--- Supplied material ---

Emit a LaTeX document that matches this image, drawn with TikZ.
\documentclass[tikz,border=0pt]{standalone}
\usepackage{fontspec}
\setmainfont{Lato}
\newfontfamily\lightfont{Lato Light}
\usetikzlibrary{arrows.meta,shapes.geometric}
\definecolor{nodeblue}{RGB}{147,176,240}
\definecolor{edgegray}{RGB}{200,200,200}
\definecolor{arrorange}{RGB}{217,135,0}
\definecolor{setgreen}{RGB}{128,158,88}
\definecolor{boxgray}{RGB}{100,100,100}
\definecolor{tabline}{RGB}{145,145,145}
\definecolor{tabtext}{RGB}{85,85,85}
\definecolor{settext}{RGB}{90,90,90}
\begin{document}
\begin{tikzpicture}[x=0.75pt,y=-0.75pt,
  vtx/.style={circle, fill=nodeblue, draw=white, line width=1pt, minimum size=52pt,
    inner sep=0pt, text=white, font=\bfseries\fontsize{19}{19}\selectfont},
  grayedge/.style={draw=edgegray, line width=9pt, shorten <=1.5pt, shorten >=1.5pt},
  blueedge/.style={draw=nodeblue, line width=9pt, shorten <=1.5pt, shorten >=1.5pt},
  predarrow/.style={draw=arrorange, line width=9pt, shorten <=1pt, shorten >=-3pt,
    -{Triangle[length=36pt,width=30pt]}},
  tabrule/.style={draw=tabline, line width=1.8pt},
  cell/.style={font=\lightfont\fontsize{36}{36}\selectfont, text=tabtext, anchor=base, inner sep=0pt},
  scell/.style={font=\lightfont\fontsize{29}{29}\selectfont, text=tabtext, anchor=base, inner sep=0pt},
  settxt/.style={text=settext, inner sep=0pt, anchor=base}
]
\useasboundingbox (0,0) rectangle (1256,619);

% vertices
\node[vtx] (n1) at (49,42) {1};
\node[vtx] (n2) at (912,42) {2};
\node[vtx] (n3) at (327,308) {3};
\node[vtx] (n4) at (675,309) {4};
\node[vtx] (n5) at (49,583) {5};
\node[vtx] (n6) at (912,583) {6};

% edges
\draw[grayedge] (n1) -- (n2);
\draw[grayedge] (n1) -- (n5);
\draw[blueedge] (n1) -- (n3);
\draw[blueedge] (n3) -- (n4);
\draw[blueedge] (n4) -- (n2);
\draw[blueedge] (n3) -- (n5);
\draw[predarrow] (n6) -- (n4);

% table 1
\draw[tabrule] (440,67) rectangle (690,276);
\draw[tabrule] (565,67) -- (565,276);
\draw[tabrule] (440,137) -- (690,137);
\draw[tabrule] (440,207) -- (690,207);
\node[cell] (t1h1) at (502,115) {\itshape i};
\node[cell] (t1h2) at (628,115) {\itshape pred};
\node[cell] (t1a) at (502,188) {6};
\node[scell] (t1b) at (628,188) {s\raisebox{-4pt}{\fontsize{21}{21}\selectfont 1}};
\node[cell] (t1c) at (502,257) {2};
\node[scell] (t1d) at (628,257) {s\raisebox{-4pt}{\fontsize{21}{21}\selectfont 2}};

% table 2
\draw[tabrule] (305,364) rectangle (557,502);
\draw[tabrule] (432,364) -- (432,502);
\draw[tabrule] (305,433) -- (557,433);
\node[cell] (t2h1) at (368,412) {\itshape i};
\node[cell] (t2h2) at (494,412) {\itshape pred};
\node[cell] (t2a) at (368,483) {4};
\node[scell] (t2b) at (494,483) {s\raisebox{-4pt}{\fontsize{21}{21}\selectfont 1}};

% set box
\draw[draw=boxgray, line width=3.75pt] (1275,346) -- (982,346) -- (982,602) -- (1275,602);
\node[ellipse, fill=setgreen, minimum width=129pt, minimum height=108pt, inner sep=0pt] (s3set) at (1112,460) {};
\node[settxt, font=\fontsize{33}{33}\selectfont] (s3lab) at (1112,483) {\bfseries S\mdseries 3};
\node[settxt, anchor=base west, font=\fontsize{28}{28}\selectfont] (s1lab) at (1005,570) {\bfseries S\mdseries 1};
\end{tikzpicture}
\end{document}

---

What is needed ::
Restate the data above word for word, please.

The reply ::
Emit a LaTeX document that matches this image, drawn with TikZ.
\documentclass[tikz,border=0pt]{standalone}
\usepackage{fontspec}
\setmainfont{Lato}
\newfontfamily\lightfont{Lato Light}
\usetikzlibrary{arrows.meta,shapes.geometric}
\definecolor{nodeblue}{RGB}{147,176,240}
\definecolor{edgegray}{RGB}{200,200,200}
\definecolor{arrorange}{RGB}{217,135,0}
\definecolor{setgreen}{RGB}{128,158,88}
\definecolor{boxgray}{RGB}{100,100,100}
\definecolor{tabline}{RGB}{145,145,145}
\definecolor{tabtext}{RGB}{85,85,85}
\definecolor{settext}{RGB}{90,90,90}
\begin{document}
\begin{tikzpicture}[x=0.75pt,y=-0.75pt,
  vtx/.style={circle, fill=nodeblue, draw=white, line width=1pt, minimum size=52pt,
    inner sep=0pt, text=white, font=\bfseries\fontsize{19}{19}\selectfont},
  grayedge/.style={draw=edgegray, line width=9pt, shorten <=1.5pt, shorten >=1.5pt},
  blueedge/.style={draw=nodeblue, line width=9pt, shorten <=1.5pt, shorten >=1.5pt},
  predarrow/.style={draw=arrorange, line width=9pt, shorten <=1pt, shorten >=-3pt,
    -{Triangle[length=36pt,width=30pt]}},
  tabrule/.style={draw=tabline, line width=1.8pt},
  cell/.style={font=\lightfont\fontsize{36}{36}\selectfont, text=tabtext, anchor=base, inner sep=0pt},
  scell/.style={font=\lightfont\fontsize{29}{29}\selectfont, text=tabtext, anchor=base, inner sep=0pt},
  settxt/.style={text=settext, inner sep=0pt, anchor=base}
]
\useasboundingbox (0,0) rectangle (1256,619);

% vertices
\node[vtx] (n1) at (49,42) {1};
\node[vtx] (n2) at (912,42) {2};
\node[vtx] (n3) at (327,308) {3};
\node[vtx] (n4) at (675,309) {4};
\node[vtx] (n5) at (49,583) {5};
\node[vtx] (n6) at (912,583) {6};

% edges
\draw[grayedge] (n1) -- (n2);
\draw[grayedge] (n1) -- (n5);
\draw[blueedge] (n1) -- (n3);
\draw[blueedge] (n3) -- (n4);
\draw[blueedge] (n4) -- (n2);
\draw[blueedge] (n3) -- (n5);
\draw[predarrow] (n6) -- (n4);

% table 1
\draw[tabrule] (440,67) rectangle (690,276);
\draw[tabrule] (565,67) -- (565,276);
\draw[tabrule] (440,137) -- (690,137);
\draw[tabrule] (440,207) -- (690,207);
\node[cell] (t1h1) at (502,115) {\itshape i};
\node[cell] (t1h2) at (628,115) {\itshape pred};
\node[cell] (t1a) at (502,188) {6};
\node[scell] (t1b) at (628,188) {s\raisebox{-4pt}{\fontsize{21}{21}\selectfont 1}};
\node[cell] (t1c) at (502,257) {2};
\node[scell] (t1d) at (628,257) {s\raisebox{-4pt}{\fontsize{21}{21}\selectfont 2}};

% table 2
\draw[tabrule] (305,364) rectangle (557,502);
\draw[tabrule] (432,364) -- (432,502);
\draw[tabrule] (305,433) -- (557,433);
\node[cell] (t2h1) at (368,412) {\itshape i};
\node[cell] (t2h2) at (494,412) {\itshape pred};
\node[cell] (t2a) at (368,483) {4};
\node[scell] (t2b) at (494,483) {s\raisebox{-4pt}{\fontsize{21}{21}\selectfont 1}};

% set box
\draw[draw=boxgray, line width=3.75pt] (1275,346) -- (982,346) -- (982,602) -- (1275,602);
\node[ellipse, fill=setgreen, minimum width=129pt, minimum height=108pt, inner sep=0pt] (s3set) at (1112,460) {};
\node[settxt, font=\fontsize{33}{33}\selectfont] (s3lab) at (1112,483) {\bfseries S\mdseries 3};
\node[settxt, anchor=base west, font=\fontsize{28}{28}\selectfont] (s1lab) at (1005,570) {\bfseries S\mdseries 1};
\end{tikzpicture}
\end{document}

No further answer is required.